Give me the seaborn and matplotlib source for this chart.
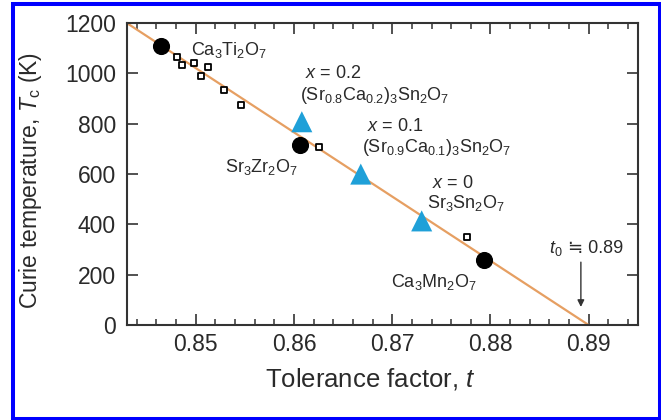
import numpy as np
import pandas as pd
import seaborn as sns
import matplotlib.pyplot as plt
from matplotlib.patches import Rectangle
from matplotlib.ticker import MultipleLocator

# Values
circle_t = [0.8465, 0.8606, 0.8793]          # Ca3Ti2O7, Sr3Zr2O7, Ca3Mn2O7
circle_tc = [1108, 715, 258]

tri_t = [0.8608, 0.8668, 0.8730]             # x = 0.2, 0.1, 0
tri_tc = [808, 600, 414]

square_t = [0.8481, 0.8486, 0.8498, 0.8505, 0.8513, 0.8529, 0.8546, 0.8625, 0.8776]
square_tc = [1066, 1033, 1042, 989, 1024, 934, 873, 706, 351]

fit_t = [0.843, 0.890]
fit_tc = [1200, 0]

x_ticks = [0.85, 0.86, 0.87, 0.88, 0.89]
y_ticks = [0, 200, 400, 600, 800, 1000, 1200]

# Style
sns.set_style('ticks')
plt.rcParams['font.family'] = ['Liberation Sans', 'DejaVu Sans']
plt.rcParams['mathtext.fontset'] = 'custom'
plt.rcParams['mathtext.rm'] = 'Liberation Sans'
plt.rcParams['mathtext.it'] = 'Liberation Sans:italic'
plt.rcParams['mathtext.bf'] = 'Liberation Sans:bold'

txt_color = '#2a2a2a'
line_color = '#E69F62'
tri_color = '#1FA0D8'

fig = plt.figure(figsize=(6.61, 4.20), dpi=100)
ax = fig.add_axes([0.192, 0.226, 0.773, 0.719])

fit = pd.DataFrame({'t': fit_t, 'Tc': fit_tc})
sns.lineplot(data=fit, x='t', y='Tc', color=line_color, linewidth=1.6, ax=ax, sort=False)

sq = pd.DataFrame({'t': square_t, 'Tc': square_tc})
sns.scatterplot(data=sq, x='t', y='Tc', marker='s', s=24, facecolor='white',
                edgecolor='black', linewidth=1.3, ax=ax, zorder=3)

ci = pd.DataFrame({'t': circle_t, 'Tc': circle_tc})
sns.scatterplot(data=ci, x='t', y='Tc', marker='o', s=130, color='black',
                edgecolor='black', ax=ax, zorder=4)

tr = pd.DataFrame({'t': tri_t, 'Tc': tri_tc})
sns.scatterplot(data=tr, x='t', y='Tc', marker='^', s=230, color=tri_color,
                edgecolor='none', ax=ax, zorder=4)

ax.set_xlim(0.843, 0.895)
ax.set_ylim(0, 1200)
ax.set_xticks(x_ticks)
ax.set_xticklabels(['%.2f' % v for v in x_ticks])
ax.set_yticks(y_ticks)
ax.xaxis.set_minor_locator(MultipleLocator(0.002))

ax.tick_params(which='both', direction='in', top=True, right=True, color='#333333')
ax.tick_params(which='major', length=8, width=1.2, labelsize=16.5, labelcolor=txt_color)
ax.tick_params(which='minor', length=4, width=1.1)
ax.tick_params(axis='y', pad=8)
ax.tick_params(axis='x', pad=6)
for sp in ax.spines.values():
    sp.set_linewidth(1.5)
    sp.set_color('#333333')

ax.set_xlabel('Tolerance factor, $t$', fontsize=18.5, color=txt_color)
ax.set_ylabel('Curie temperature, $T_\\mathrm{c}$ (K)', fontsize=16.5, color=txt_color)
ax.xaxis.set_label_coords(0.476, -0.135)
ax.yaxis.set_label_coords(-0.162, 0.48)

# Compound labels
fs = 13
ax.text(0.8495, 1093, 'Ca$_3$Ti$_2$O$_7$', fontsize=fs, color=txt_color, va='center')
ax.text(0.86117, 1001, '$x$ = 0.2', fontsize=fs, color=txt_color, va='center')
ax.text(0.86063, 914, '(Sr$_{0.8}$Ca$_{0.2}$)$_3$Sn$_2$O$_7$', fontsize=fs, color=txt_color, va='center')
ax.text(0.86747, 791, '$x$ = 0.1', fontsize=fs, color=txt_color, va='center')
ax.text(0.86693, 707, '(Sr$_{0.9}$Ca$_{0.1}$)$_3$Sn$_2$O$_7$', fontsize=fs, color=txt_color, va='center')
ax.text(0.85295, 628, 'Sr$_3$Zr$_2$O$_7$', fontsize=fs, color=txt_color, va='center')
ax.text(0.87407, 564, '$x$ = 0', fontsize=fs, color=txt_color, va='center')
ax.text(0.87356, 485, 'Sr$_3$Sn$_2$O$_7$', fontsize=fs, color=txt_color, va='center')
ax.text(0.86987, 172, 'Ca$_3$Mn$_2$O$_7$', fontsize=fs, color=txt_color, va='center')
ax.text(0.88600, 306, '$t_0$', fontsize=fs, color=txt_color, va='center')
ax.text(0.88790, 306, '\u2252 0.89', fontsize=fs, color=txt_color, va='center',
        family=['Liberation Sans', 'DejaVu Sans'])
ax.annotate('', xy=(0.8892, 72), xytext=(0.8892, 250),
            arrowprops=dict(arrowstyle='-|>', color='#333333', lw=1.0,
                            mutation_scale=10, shrinkA=0, shrinkB=0))

# Blue frame around the whole figure
fig.patches.append(Rectangle((13 / 661, 1.5 / 420), 646.5 / 661, 414.5 / 420,
                             transform=fig.transFigure, fill=False,
                             edgecolor='#0000FF', linewidth=2.9))

fig.savefig('out.png', dpi=100)
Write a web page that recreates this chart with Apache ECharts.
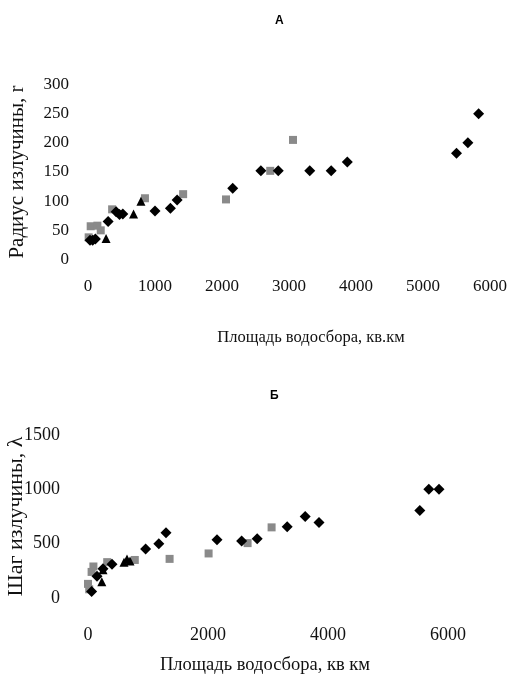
<!DOCTYPE html>
<html><head><meta charset="utf-8">
<script src="https://cdn.jsdelivr.net/npm/echarts@6/dist/echarts.min.js"></script>
<style>html,body{margin:0;padding:0;background:#fff}#c{width:522px;height:677px}</style>
</head><body><div id="c"></div>
<script>
// Chart A: meander radius vs catchment area
var aDiamondX = [30, 70, 110, 300, 420, 470, 520, 1000, 1230, 1330, 2160, 2580, 2840, 3310, 3630, 3870, 5500, 5670, 5830];
var aDiamondY = [33, 33, 35, 65, 82, 77, 78, 83, 88, 102, 122, 152, 152, 152, 152, 167, 182, 200, 250];
var aSquareX = [10, 40, 140, 190, 360, 850, 1420, 2060, 2720, 3060];
var aSquareY = [38, 57, 58, 50, 86, 105, 112, 103, 152, 205];
var aTriX = [270, 680, 790];
var aTriY = [36, 78, 100];
// Chart B: meander step vs catchment area
var bDiamondX = [60, 150, 250, 400, 960, 1180, 1300, 2150, 2560, 2820, 3320, 3620, 3850, 5530, 5680, 5850];
var bDiamondY = [60, 200, 270, 310, 450, 500, 600, 535, 525, 545, 655, 750, 695, 805, 1000, 1000];
var bSquareX = [0, 20, 60, 90, 320, 780, 1360, 2010, 2660, 3060];
var bSquareY = [130, 80, 240, 290, 330, 350, 360, 410, 505, 650];
var bTriX = [230, 250, 600, 650, 700];
var bTriY = [150, 260, 330, 360, 340];

var aXTicks = [0, 6000, 1000];
var aYTicks = [0, 300, 50];
var bXTicks = [0, 6000, 2000];
var bYTicks = [0, 1500, 500];

function pairs(xs, ys){ return xs.map(function(x,i){ return [x, ys[i]]; }); }

var serif = '"Liberation Serif", "DejaVu Serif", serif';
var chart = echarts.init(document.getElementById('c'), null, {renderer:'canvas'});
function plain(v){ return String(v); }

function xAxis(gi, t, name, fs, lm, ng, nfs, pad){
  return {type:'value', gridIndex:gi, min:t[0], max:t[1], interval:t[2],
    axisLine:{show:false}, axisTick:{show:false}, splitLine:{show:false},
    axisLabel:{fontFamily:serif, fontSize:fs, color:'#111', margin:lm, formatter:plain},
    name:name, nameLocation:'middle', nameGap:ng, nameMoveOverlap:false,
    nameTextStyle:{fontFamily:serif, fontSize:nfs, color:'#111', padding:pad}};
}
function yAxis(gi, t, name, fs, lm, ng, nfs){
  return {type:'value', gridIndex:gi, min:t[0], max:t[1], interval:t[2],
    axisLine:{show:false}, axisTick:{show:false}, splitLine:{show:false},
    axisLabel:{fontFamily:serif, fontSize:fs, color:'#111', margin:lm, formatter:plain},
    name:name, nameLocation:'middle', nameGap:ng, nameRotate:90, nameMoveOverlap:false,
    nameTextStyle:{fontFamily:serif, fontSize:nfs, color:'#111'}};
}
function sc(xi, data, sym, size, color){
  return {type:'scatter', xAxisIndex:xi, yAxisIndex:xi, data:data, symbol:sym, symbolSize:size,
    itemStyle:{color:color, opacity:1}, silent:true, animation:false};
}

chart.setOption({
  animation:false,
  title:[
    {text:'А', left:270, top:10, textStyle:{fontFamily:'"Liberation Sans", Arial, sans-serif', fontSize:12, fontWeight:'bold', color:'#000'}},
    {text:'Б', left:265, top:385, textStyle:{fontFamily:'"Liberation Sans", Arial, sans-serif', fontSize:12, fontWeight:'bold', color:'#000'}}
  ],
  grid:[
    {left:88, top:84.5, width:402, height:175, containLabel:false, outerBoundsMode:'none'},
    {left:88, top:435, width:360, height:163, containLabel:false, outerBoundsMode:'none'}
  ],
  xAxis:[
    xAxis(0, aXTicks, 'Площадь водосбора, кв.км', 17, 19, 70, 16.5, [0,0,0,44]),
    xAxis(1, bXTicks, 'Площадь водосбора, кв км', 18, 28, 58, 18.5, [0,6,0,0])
  ],
  yAxis:[
    yAxis(0, aYTicks, 'Радиус излучины, r', 17, 19, 60, 21),
    yAxis(1, bYTicks, 'Шаг излучины, λ', 18, 28, 61, 22)
  ],
  series:[
    sc(0, pairs(aSquareX, aSquareY), 'rect', 8, '#8a8a8a'),
    sc(0, pairs(aDiamondX, aDiamondY), 'diamond', 11, '#000'),
    sc(0, pairs(aTriX, aTriY), 'triangle', 9, '#000'),
    sc(1, pairs(bSquareX, bSquareY), 'rect', 8, '#8a8a8a'),
    sc(1, pairs(bDiamondX, bDiamondY), 'diamond', 11, '#000'),
    sc(1, pairs(bTriX, bTriY), 'triangle', 9, '#000')
  ]
});
</script></body></html>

## Your goal:
Count every line in the data where the string "this" occurs. Give nothing except the number.

## Expected answer:
2